# [Instructions for the task]
Quote exactly the lines from the start of the entries to the one with "var lineData = prices.map(function", both ends included.

** begin Record set **

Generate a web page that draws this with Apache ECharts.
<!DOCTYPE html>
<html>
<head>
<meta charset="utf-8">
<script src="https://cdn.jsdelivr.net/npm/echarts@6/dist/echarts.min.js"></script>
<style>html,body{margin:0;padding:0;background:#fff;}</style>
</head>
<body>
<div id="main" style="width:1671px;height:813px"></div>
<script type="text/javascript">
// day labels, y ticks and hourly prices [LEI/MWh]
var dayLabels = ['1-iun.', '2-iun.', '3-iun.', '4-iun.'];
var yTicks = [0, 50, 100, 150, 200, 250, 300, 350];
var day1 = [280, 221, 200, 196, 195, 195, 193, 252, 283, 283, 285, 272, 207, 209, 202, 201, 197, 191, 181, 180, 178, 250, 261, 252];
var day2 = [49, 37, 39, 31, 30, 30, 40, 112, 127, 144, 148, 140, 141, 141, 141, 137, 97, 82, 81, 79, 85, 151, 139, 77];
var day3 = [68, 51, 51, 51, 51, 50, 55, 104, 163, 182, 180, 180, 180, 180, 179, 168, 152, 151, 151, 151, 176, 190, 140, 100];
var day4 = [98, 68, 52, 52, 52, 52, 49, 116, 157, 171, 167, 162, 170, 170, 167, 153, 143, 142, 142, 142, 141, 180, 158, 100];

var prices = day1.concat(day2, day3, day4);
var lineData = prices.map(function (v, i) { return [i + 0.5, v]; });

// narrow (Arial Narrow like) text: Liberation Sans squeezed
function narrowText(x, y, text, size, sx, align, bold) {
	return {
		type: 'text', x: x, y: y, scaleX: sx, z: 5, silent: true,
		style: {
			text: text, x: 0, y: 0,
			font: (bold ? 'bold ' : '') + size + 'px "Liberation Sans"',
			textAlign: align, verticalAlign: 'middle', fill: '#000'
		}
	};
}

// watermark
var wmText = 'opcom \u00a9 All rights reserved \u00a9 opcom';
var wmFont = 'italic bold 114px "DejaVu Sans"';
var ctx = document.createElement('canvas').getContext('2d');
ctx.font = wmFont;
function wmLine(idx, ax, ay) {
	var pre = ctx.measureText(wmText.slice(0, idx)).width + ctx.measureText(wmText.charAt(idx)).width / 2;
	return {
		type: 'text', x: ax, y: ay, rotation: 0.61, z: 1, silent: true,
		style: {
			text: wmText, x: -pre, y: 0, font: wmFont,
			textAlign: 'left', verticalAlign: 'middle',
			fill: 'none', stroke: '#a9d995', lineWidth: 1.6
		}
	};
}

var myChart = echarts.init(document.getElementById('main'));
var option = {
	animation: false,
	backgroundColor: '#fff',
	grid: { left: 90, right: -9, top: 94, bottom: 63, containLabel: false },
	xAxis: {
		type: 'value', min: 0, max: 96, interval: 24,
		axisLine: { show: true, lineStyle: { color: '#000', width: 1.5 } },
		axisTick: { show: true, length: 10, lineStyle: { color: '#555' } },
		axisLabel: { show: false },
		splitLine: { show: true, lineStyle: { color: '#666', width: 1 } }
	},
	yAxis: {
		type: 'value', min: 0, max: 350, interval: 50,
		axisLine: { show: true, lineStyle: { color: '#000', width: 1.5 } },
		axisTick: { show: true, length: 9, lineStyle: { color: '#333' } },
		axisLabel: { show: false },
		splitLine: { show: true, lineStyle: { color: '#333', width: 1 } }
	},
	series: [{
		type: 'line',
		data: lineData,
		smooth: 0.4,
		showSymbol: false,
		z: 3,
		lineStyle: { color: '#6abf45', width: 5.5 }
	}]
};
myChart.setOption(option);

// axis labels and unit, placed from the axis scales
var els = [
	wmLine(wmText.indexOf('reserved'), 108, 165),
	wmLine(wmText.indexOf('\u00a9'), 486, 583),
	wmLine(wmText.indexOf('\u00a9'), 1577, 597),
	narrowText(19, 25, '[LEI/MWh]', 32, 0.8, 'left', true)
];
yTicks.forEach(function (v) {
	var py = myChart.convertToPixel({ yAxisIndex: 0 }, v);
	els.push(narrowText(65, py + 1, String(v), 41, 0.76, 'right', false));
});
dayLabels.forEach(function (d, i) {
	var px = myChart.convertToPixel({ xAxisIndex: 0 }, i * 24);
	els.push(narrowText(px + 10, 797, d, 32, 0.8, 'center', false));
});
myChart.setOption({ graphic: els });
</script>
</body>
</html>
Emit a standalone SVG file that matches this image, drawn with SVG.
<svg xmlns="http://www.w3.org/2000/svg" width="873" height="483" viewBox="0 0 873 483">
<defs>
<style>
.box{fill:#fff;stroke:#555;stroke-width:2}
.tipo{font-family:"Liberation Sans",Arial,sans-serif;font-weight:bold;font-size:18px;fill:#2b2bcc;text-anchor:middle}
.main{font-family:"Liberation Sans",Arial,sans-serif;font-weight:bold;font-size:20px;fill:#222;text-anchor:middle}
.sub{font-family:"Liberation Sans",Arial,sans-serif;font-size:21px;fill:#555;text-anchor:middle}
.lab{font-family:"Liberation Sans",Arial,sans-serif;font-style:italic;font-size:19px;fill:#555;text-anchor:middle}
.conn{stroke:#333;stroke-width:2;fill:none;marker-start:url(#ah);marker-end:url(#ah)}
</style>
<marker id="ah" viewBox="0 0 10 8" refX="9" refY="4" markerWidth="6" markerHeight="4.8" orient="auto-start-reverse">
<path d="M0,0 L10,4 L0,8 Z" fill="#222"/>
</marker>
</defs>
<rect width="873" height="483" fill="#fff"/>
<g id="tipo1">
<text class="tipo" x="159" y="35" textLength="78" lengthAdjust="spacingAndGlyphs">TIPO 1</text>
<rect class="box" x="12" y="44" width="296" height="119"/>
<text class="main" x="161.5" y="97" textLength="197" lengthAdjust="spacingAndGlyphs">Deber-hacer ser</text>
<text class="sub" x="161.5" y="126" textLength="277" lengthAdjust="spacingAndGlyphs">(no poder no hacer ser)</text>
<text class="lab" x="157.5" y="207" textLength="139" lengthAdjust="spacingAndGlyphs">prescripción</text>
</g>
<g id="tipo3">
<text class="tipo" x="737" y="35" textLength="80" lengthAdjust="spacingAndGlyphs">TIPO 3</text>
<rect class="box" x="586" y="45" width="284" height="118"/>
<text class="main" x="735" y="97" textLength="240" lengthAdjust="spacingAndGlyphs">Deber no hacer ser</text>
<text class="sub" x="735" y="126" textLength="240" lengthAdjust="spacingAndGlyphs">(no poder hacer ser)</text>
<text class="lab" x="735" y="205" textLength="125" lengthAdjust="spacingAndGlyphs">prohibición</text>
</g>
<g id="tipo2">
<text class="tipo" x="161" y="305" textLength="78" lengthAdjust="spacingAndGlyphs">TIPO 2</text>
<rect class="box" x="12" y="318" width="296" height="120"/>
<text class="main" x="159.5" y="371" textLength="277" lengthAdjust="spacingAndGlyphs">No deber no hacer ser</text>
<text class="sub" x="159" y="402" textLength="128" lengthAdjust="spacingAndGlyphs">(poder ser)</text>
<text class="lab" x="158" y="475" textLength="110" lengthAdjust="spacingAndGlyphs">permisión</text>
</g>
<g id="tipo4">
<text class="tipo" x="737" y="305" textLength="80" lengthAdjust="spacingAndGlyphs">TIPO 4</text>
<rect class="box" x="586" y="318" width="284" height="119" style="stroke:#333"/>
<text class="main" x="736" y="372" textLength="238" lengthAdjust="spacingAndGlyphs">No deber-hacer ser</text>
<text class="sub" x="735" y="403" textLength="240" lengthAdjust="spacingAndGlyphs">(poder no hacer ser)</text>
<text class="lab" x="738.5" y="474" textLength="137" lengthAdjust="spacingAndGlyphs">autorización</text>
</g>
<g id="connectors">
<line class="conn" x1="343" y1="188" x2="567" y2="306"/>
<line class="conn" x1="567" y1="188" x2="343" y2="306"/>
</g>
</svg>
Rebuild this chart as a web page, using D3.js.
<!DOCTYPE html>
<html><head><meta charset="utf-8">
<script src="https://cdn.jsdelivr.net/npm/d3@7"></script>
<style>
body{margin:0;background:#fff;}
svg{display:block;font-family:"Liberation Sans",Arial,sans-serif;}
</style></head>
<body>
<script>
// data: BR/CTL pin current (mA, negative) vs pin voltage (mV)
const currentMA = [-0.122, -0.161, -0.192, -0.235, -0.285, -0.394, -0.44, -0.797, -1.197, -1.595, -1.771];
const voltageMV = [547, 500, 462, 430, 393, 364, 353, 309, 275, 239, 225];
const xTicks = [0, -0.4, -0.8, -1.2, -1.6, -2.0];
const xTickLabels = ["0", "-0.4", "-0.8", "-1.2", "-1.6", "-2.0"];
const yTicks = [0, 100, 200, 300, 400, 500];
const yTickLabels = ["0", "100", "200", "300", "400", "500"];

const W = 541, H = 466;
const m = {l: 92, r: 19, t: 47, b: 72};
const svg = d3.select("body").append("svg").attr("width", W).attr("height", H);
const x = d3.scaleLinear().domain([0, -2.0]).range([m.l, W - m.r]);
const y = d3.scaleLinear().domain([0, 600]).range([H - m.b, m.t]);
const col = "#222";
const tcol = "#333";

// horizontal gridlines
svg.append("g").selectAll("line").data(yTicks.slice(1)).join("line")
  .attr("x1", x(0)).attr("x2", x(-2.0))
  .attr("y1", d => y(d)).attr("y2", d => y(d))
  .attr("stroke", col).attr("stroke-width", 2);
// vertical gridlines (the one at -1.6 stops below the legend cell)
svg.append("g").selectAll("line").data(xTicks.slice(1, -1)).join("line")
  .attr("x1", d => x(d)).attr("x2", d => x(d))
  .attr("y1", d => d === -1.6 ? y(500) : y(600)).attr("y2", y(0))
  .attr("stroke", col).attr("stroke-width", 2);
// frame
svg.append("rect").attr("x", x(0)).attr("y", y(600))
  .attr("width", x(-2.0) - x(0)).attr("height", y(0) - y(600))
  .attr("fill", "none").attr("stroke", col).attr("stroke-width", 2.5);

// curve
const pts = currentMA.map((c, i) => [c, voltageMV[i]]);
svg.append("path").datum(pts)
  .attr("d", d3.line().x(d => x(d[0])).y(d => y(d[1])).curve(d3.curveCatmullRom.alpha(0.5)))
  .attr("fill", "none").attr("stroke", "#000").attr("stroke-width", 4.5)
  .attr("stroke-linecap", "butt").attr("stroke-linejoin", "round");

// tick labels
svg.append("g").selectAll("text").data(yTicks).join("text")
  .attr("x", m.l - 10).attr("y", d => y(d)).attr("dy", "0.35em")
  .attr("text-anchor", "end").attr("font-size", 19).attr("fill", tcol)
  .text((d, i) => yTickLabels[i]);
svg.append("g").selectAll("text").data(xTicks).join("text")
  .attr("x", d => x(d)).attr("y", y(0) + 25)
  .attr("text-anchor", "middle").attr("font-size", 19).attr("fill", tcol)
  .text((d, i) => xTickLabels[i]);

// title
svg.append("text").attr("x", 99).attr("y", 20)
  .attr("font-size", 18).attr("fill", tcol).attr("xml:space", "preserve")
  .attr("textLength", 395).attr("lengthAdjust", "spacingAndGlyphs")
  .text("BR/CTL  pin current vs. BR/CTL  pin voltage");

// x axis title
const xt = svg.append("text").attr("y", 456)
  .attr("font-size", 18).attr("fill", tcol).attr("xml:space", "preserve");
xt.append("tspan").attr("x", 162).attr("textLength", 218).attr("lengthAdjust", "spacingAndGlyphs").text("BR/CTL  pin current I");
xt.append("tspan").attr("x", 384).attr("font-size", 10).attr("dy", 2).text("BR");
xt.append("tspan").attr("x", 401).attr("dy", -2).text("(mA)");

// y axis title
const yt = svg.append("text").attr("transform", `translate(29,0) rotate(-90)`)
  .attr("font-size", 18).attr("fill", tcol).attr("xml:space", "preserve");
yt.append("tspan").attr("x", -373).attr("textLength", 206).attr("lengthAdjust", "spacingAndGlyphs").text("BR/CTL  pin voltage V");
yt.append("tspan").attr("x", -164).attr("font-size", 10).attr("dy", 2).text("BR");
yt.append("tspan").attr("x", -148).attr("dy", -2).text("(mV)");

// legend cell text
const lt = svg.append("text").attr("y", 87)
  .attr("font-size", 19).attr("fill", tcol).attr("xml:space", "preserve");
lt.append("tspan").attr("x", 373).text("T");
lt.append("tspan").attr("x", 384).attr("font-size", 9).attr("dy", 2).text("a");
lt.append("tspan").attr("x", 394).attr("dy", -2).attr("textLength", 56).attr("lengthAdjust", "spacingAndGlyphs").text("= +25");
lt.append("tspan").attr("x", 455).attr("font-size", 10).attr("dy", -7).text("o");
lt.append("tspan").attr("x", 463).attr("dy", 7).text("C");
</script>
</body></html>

** end Record set **

# [Solved exercise]
Generate a web page that draws this with Apache ECharts.
<!DOCTYPE html>
<html>
<head>
<meta charset="utf-8">
<script src="https://cdn.jsdelivr.net/npm/echarts@6/dist/echarts.min.js"></script>
<style>html,body{margin:0;padding:0;background:#fff;}</style>
</head>
<body>
<div id="main" style="width:1671px;height:813px"></div>
<script type="text/javascript">
// day labels, y ticks and hourly prices [LEI/MWh]
var dayLabels = ['1-iun.', '2-iun.', '3-iun.', '4-iun.'];
var yTicks = [0, 50, 100, 150, 200, 250, 300, 350];
var day1 = [280, 221, 200, 196, 195, 195, 193, 252, 283, 283, 285, 272, 207, 209, 202, 201, 197, 191, 181, 180, 178, 250, 261, 252];
var day2 = [49, 37, 39, 31, 30, 30, 40, 112, 127, 144, 148, 140, 141, 141, 141, 137, 97, 82, 81, 79, 85, 151, 139, 77];
var day3 = [68, 51, 51, 51, 51, 50, 55, 104, 163, 182, 180, 180, 180, 180, 179, 168, 152, 151, 151, 151, 176, 190, 140, 100];
var day4 = [98, 68, 52, 52, 52, 52, 49, 116, 157, 171, 167, 162, 170, 170, 167, 153, 143, 142, 142, 142, 141, 180, 158, 100];

var prices = day1.concat(day2, day3, day4);
var lineData = prices.map(function (v, i) { return [i + 0.5, v]; });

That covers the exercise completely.